There are many different kinds of allegations that could lead to a person having theft charges brought against them here in Wisconsin, as many different types of behaviors constitute theft under state law. So, theft cases can involve a very diverse range of circumstances. Having a defense strategy appropriate for the particular circumstances of their case can be critical for a person facing theft allegations. This is among the reasons why what a person accused of theft decides to do when it comes to defense representation can be so impactful.
Theft can be either a misdemeanor or a felony offense here in Wisconsin, depending on the circumstances. Things that impact whether a given theft is a misdemeanor or a felony under state law include:
- How much property was stolen. Thefts exceeding $2,500 in value are felonies.
- What type of property was stolen. Stealing certain types of property, such as domestic animals or guns, is a felony regardless of the value of the property.
- Where the property was stolen from. It is a felony to steal property, from a corpse, directly from an individual’s person or from or around certain unoccupied or destroyed buildings.

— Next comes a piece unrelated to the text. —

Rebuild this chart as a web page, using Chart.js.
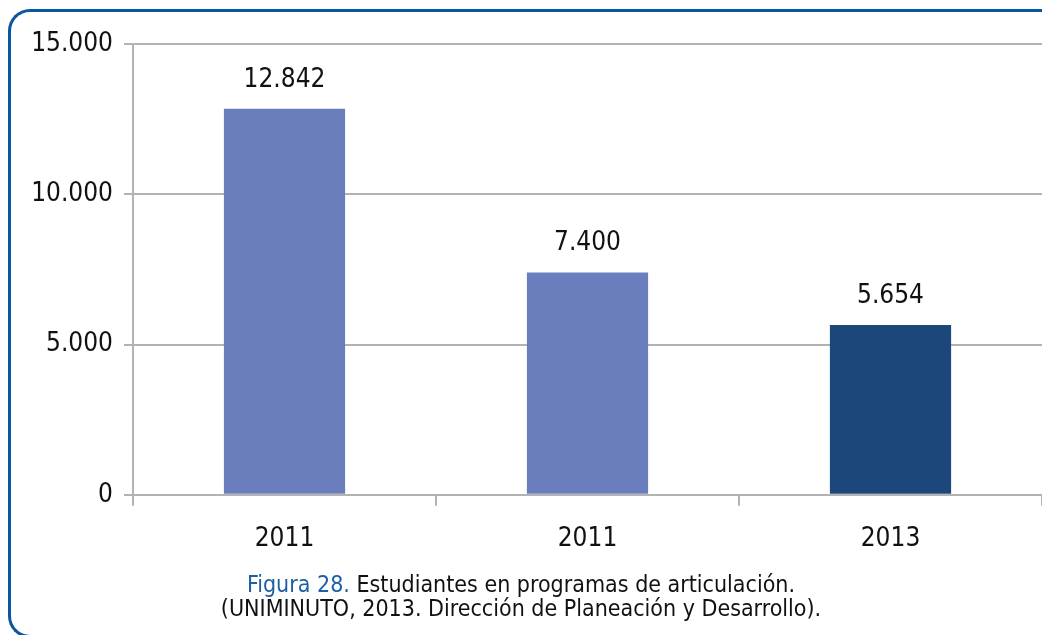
<!DOCTYPE html>
<html>
<head>
<meta charset="utf-8">
<script src="https://cdn.jsdelivr.net/npm/chart.js@4.4.1/dist/chart.umd.min.js"></script>
<style>
  html, body { margin: 0; padding: 0; background: #fff; overflow: hidden; }
  body { width: 1042px; height: 635px; position: relative; font-family: "DejaVu Sans Condensed", "DejaVu Sans", sans-serif; }
  #frame {
    position: absolute; left: 8px; top: 9px; width: 1034px; height: 629px;
    border: 3px solid #0b56a0; border-right: none;
    border-radius: 22px 0 0 22px; box-sizing: border-box;
  }
  #wrap { position: absolute; left: 0; top: 0; width: 1042px; height: 573px; }
  #caption {
    position: absolute; left: 0; width: 1042px; top: 572px;
    text-align: center; font-size: 23px; line-height: 24px; color: #111;
  }
  #caption .fig { color: #1f5fa6; }
</style>
</head>
<body>
<div id="frame"></div>
<div id="wrap"><canvas id="chart"></canvas></div>
<div id="caption">
  <span class="fig">Figura 28.</span> Estudiantes en programas de articulación.<br>
  (UNIMINUTO, 2013. Dirección de Planeación y Desarrollo).
</div>
<script>
const years = ["2011", "2011", "2013"];
const students = [12842, 7400, 5654];
const barColors = ["#6a7ebd", "#6a7ebd", "#1b477b"];
const yTicks = [0, 5000, 10000, 15000];

const fontFamily = '"DejaVu Sans Condensed", "DejaVu Sans", sans-serif';

// 15000 -> "15.000"
function fmt(n) {
  return String(n).replace(/\B(?=(\d{3})+(?!\d))/g, ".");
}

// value labels above the bars
const valueLabels = {
  id: "valueLabels",
  afterDatasetsDraw(chart) {
    const ctx = chart.ctx;
    const meta = chart.getDatasetMeta(0);
    ctx.save();
    ctx.font = "26px " + fontFamily;
    ctx.fillStyle = "#111";
    ctx.textAlign = "center";
    ctx.textBaseline = "middle";
    meta.data.forEach((bar, i) => {
      ctx.fillText(fmt(students[i]), bar.x, bar.y - 29);
    });
    ctx.restore();
  }
};

const ctx = document.getElementById("chart").getContext("2d");
new Chart(ctx, {
  type: "bar",
  data: {
    labels: years,
    datasets: [{
      data: students,
      backgroundColor: barColors,
      borderWidth: 0,
      categoryPercentage: 1,
      barPercentage: 0.4,
    }],
  },
  options: {
    responsive: true,
    maintainAspectRatio: false,
    animation: false,
    layout: { padding: { top: 44, right: 0, left: 0, bottom: 0 } },
    plugins: {
      legend: { display: false },
      tooltip: { enabled: false },
    },
    scales: {
      x: {
        grid: {
          display: true,
          drawOnChartArea: false,
          offset: true,
          color: "#b3b3b3",
          lineWidth: 2,
          tickLength: 11,
        },
        border: { color: "#b3b3b3", width: 2 },
        ticks: {
          color: "#111",
          padding: 18,
          font: { family: fontFamily, size: 26 },
        },
      },
      y: {
        min: 0,
        max: 15000,
        afterFit(scale) { scale.width = 133; },
        afterBuildTicks(scale) { scale.ticks = yTicks.map(v => ({ value: v })); },
        grid: { color: "#b3b3b3", lineWidth: 2, tickLength: 9 },
        border: { color: "#b3b3b3", width: 2 },
        ticks: {
          color: "#111",
          padding: 11,
          font: { family: fontFamily, size: 26 },
          callback: v => fmt(v),
        },
      },
    },
  },
  plugins: [valueLabels],
});
</script>
</body>
</html>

- Who the property was stolen from. Stealing from “individuals at risk” or residents/patients of care facilities is generally a felony.
As a note, not all felony theft charges in Wisconsin are of the same felony class. So, the above-mentioned factors can also play a significant role in what exact type of felony charge and potential consequences a person accused of felony-level theft is facing.
This discussion underscores how big of an impact the specifics regarding the allegations in a theft crime case can have in the case.